The budget plan includes a 2.07 percent increase in per-pupil spending, despite the drop in overall spending, because of a projected decrease of roughly 35 in next year’s student body.
Homestead tax rates in Lincoln, Monkton and New Haven are projected to drop by six, seven and two cents, respectively. The tax rate in Starksboro is estimated to go up by four cents, while Bristol’s residential rate could rise by a little more than six cents.
Voters in the seven Rutland Northeast Supervisory Union towns passed the Otter Valley Union High School budget, 863-724, or 54.3-45.7 percent.
RneSU Clerk Janet Mondlak said this was the first year that OV ballots were electronically tabulated using a machine instead of being hand counted.
“We felt it was faster,” she said. “It went very smoothly. We felt it was very accurate.”
The $11.1 million OV spending plan represented a 0.98 percent increase over the current budget and will lower the local education tax by one cent to $1.23.
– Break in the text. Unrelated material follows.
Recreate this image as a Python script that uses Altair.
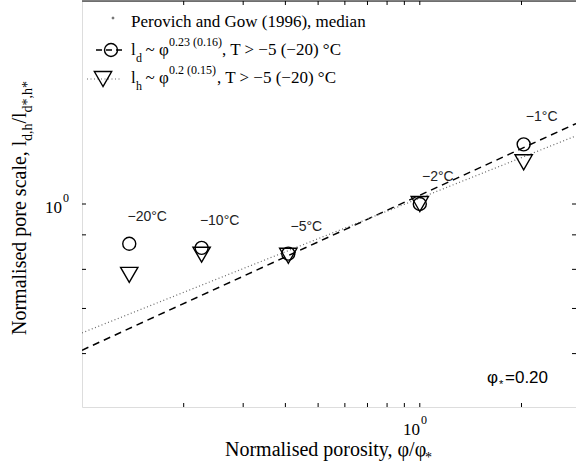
import altair as alt
import pandas as pd

# ---- data ----
phi_ratio = [0.138, 0.226, 0.408, 1.0, 2.03]
l_d = [0.873, 0.861, 0.844, 1.0, 1.226]
l_h = [0.785, 0.841, 0.838, 1.0, 1.153]
temp_labels = ["−20°C", "−10°C", "−5°C", "−2°C", "−1°C"]
fit_x = [0.1, 2.9]
fit_d = [0.607, 1.316]
fit_h = [0.644, 1.262]
x_tick_vals = [0.2, 0.3, 0.4, 0.5, 0.6, 0.7, 0.8, 0.9, 1.0, 2.0]
y_tick_vals = [0.6, 0.7, 0.8, 0.9, 1.0]

W, H = 494, 406
SERIF = "Liberation Serif"
SANS = "Liberation Sans"

pts = pd.DataFrame({"x": phi_ratio, "ld": l_d, "lh": l_h, "lab": temp_labels})
fits = pd.DataFrame({"x": fit_x, "d": fit_d, "h": fit_h})
xt = pd.DataFrame({"x": x_tick_vals})
yt = pd.DataFrame({"y": y_tick_vals})

xs = alt.Scale(type="log", domain=[0.1, 2.9], nice=False)
ys = alt.Scale(type="log", domain=[0.5, 2.0], nice=False)
xax = alt.Axis(labels=False, ticks=False, grid=False, title=None, domainColor="black", domainWidth=1)
yax = alt.Axis(labels=False, ticks=False, grid=False, title=None, domainColor="black", domainWidth=1)

fit_d_line = alt.Chart(fits).mark_line(color="black", strokeWidth=1.5, strokeDash=[7, 5], clip=True).encode(
    x=alt.X("x:Q", scale=xs, axis=xax), y=alt.Y("d:Q", scale=ys, axis=yax))
fit_h_line = alt.Chart(fits).mark_line(color="#666666", strokeWidth=1.2, strokeDash=[1, 2.5], clip=True).encode(
    x=alt.X("x:Q", scale=xs, axis=None), y=alt.Y("h:Q", scale=ys, axis=None))

circles = alt.Chart(pts).mark_point(shape="circle", filled=False, size=169, stroke="black",
                                    strokeWidth=1.4, opacity=1).encode(
    x=alt.X("x:Q", scale=xs, axis=None), y=alt.Y("ld:Q", scale=ys, axis=None))
tris = alt.Chart(pts).mark_point(shape="triangle-down", filled=False, size=300, stroke="black",
                                 strokeWidth=1.4, opacity=1).encode(
    x=alt.X("x:Q", scale=xs, axis=None), y=alt.Y("lh:Q", scale=ys, axis=None))
tlabels = alt.Chart(pts).mark_text(font=SANS, fontSize=14, color="#222222", dx=18, dy=-27,
                                   align="center", baseline="middle").encode(
    x=alt.X("x:Q", scale=xs, axis=None), y=alt.Y("ld:Q", scale=ys, axis=None), text="lab:N")

tick_style = dict(color="black", strokeWidth=1)
xt_bot = alt.Chart(xt).mark_rule(**tick_style).encode(
    x=alt.X("x:Q", scale=xs, axis=None), y=alt.value(H), y2=alt.value(H - 4))
xt_top = alt.Chart(xt).mark_rule(**tick_style).encode(
    x=alt.X("x:Q", scale=xs, axis=None), y=alt.value(0), y2=alt.value(4))
yt_left = alt.Chart(yt).mark_rule(**tick_style).encode(
    y=alt.Y("y:Q", scale=ys, axis=None), x=alt.value(0), x2=alt.value(4))
yt_right = alt.Chart(yt).mark_rule(**tick_style).encode(
    y=alt.Y("y:Q", scale=ys, axis=None), x=alt.value(W), x2=alt.value(W - 4))
top_frame = alt.Chart(alt.Data(values=[{}])).mark_rule(**tick_style).encode(
    x=alt.value(0), x2=alt.value(W), y=alt.value(0))


def txt(s, x, y, size, font=SERIF, angle=0, align="left", color="black"):
    return alt.Chart(alt.Data(values=[{}])).mark_text(
        text=s, font=font, fontSize=size, angle=angle, align=align, baseline="alphabetic",
        color=color).encode(x=alt.value(x), y=alt.value(y))


def seg(x1, x2, y, dash, color="black", width=1.5):
    return alt.Chart(alt.Data(values=[{}])).mark_rule(color=color, strokeWidth=width, strokeDash=dash).encode(
        x=alt.value(x1), x2=alt.value(x2), y=alt.value(y))


def sym(shape, x, y, size, filled=False, color="black"):
    return alt.Chart(alt.Data(values=[{}])).mark_point(
        shape=shape, filled=filled, size=size, stroke=color, fill=color if filled else None,
        strokeWidth=1.4, opacity=1).encode(x=alt.value(x), y=alt.value(y))


ox, oy = 82, 1  # page offset of plot area
L = lambda px: px - ox
T = lambda py: py - oy

legend = [
    sym("circle", L(113), T(18), 2, filled=True, color="#777777"),
    txt("Perovich and Gow (1996), median", L(131), T(27), 17),
    seg(L(96), L(124), T(50), [6, 4]),
    sym("circle", L(111), T(50), 169),
    txt("l", L(131), T(55), 17),
    txt("d", L(136), T(62), 12),
    txt("~ φ", L(145.5), T(55), 17),
    txt("0.23 (0.16)", L(169), T(46), 12),
    txt(", T > −5 (−20) °C", L(222), T(55), 17),
    seg(L(87), L(120), T(79), [1, 2.5], color="#666666", width=1.2),
    sym("triangle-down", L(103), T(79), 300),
    txt("l", L(131), T(83), 17),
    txt("h", L(136), T(90), 12),
    txt("~ φ", L(145.5), T(83), 17),
    txt("0.2 (0.15)", L(169), T(74), 12),
    txt(", T > −5 (−20) °C", L(217), T(83), 17),
]

axis_text = [
    # x tick label 10^0
    txt("10", L(420), T(435), 17, align="right"),
    txt("0", L(421), T(424), 12),
    # y tick label 10^0
    txt("10", L(62), T(213), 17, align="right"),
    txt("0", L(63), T(202), 12),
    # x title
    txt("Normalised porosity, φ/φ", L(225), T(456), 20),
    txt("*", L(425), T(462), 14),
    # y title (rotated)
    txt("Normalised pore scale, l", L(26), T(335), 20, angle=270),
    txt("d,h", L(32), T(141), 14, angle=270),
    txt("/l", L(26), T(123.5), 20, angle=270),
    txt("d*,h*", L(32), T(112.5), 14, angle=270),
    # phi* annotation
    txt("φ", L(487), T(383), 17, font=SANS),
    txt("*", L(499), T(388), 11, font=SANS),
    txt("=0.20", L(505), T(383), 17, font=SANS),
]

chart = alt.layer(
    fit_d_line, fit_h_line, circles, tris, tlabels,
    xt_bot, xt_top, yt_left, yt_right, top_frame,
    *legend, *axis_text,
).properties(
    width=W, height=H,
    autosize=alt.AutoSizeParams(type="none"),
    padding={"left": ox, "top": oy, "right": 0, "bottom": 466 - oy - H},
).configure_view(stroke=None).configure(background="white")

chart.save("out.html", embed_options={"renderer": "svg", "actions": False})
Faced with falling revenues and dwindling enrollment in the face of rising operating costs, the OV board made some unpopular cuts, including staff reductions in the technical and careers programs, the French program, food service, family and consumer science, health and English. Those cuts saved $245,000 and resulted in a loss of 4.83 full-time equivalent staff jobs.
The board also decided after much public input to start charging admission for JV and varsity sporting events.
Yet to be resolved is a debate over administrative salaries. Many voters feel that OV does not need three administrators at the school, but others say that Principal Dana Cole-Levesque and associate principals Jim Avery and Nancy Robinson are a necessary part of OV’s workings.
A motion surfaced at the board’s Jan. 8 meeting to freeze administrative salaries, but was rejected. The administrative contracts are up for review next year, and the board may examine administrative needs at OV more closely in the coming months as finances remain an issue.
ANwSU voters backed an $8.89 million plan that called for the largest percentage increase among the local union schools — 4.9 percent — by the smallest margin — 44 votes.
But school officials said they had little choice in making their proposal because they entered the budget debate facing a $224,000 deficit due to last winter’s soaring fuel bills and trouble with the school’s heating and ventilation system, which required expensive and unbudgeted maintenance and repairs.
Most of the remaining increase was in a contracted raise for teachers, which averages about 4 percent. Officials said staff pay makes up almost 80 percent of the VUHS budget.
Most voters in Ferrisburgh (302-233), Vergennes (192-178) and Waltham (55-37) backed the VUHS budget.
Most voters in Addison (141-159) and Panton (41-80) said no.
In commingled balloting, Vergennes, Panton and Waltham voters supported a $3.54 million VUES budget by a vote of 321-254. That spending level will be 1.7 percent higher than the current budget.
Personnel changes are helping VUES officials keep proposed 2009-2010 spending in line: Two veteran teachers have decided to retire. VUES principal Sandy Bassett said their experience will be missed, but that they are at the top of the salary scale, about $20,000 each over the projected starting salary of their replacements.
At the same time, Bassett said projected changes in the student population mean that two aides will no longer be needed, resulting in a similar savings.
Bassett did have to do some juggling. One teacher who will leave is a roving math instructor, a position that will not be replaced. Instead, the principal put that salary into a needed teaching job at the fifth- and sixth-grade level.
VUES voters also backed, 370-204, a proposed $200,000 loan to make energy-efficiency and structural upgrades to two wings of the school. That loan will be paid off over five years, and officials estimate the efficiency upgrades will pay for themselves in lower fuel costs over about a decade and a half.
Note: Reporters Katie Flagg, John Flowers and Lee Kahrs contributed to this report.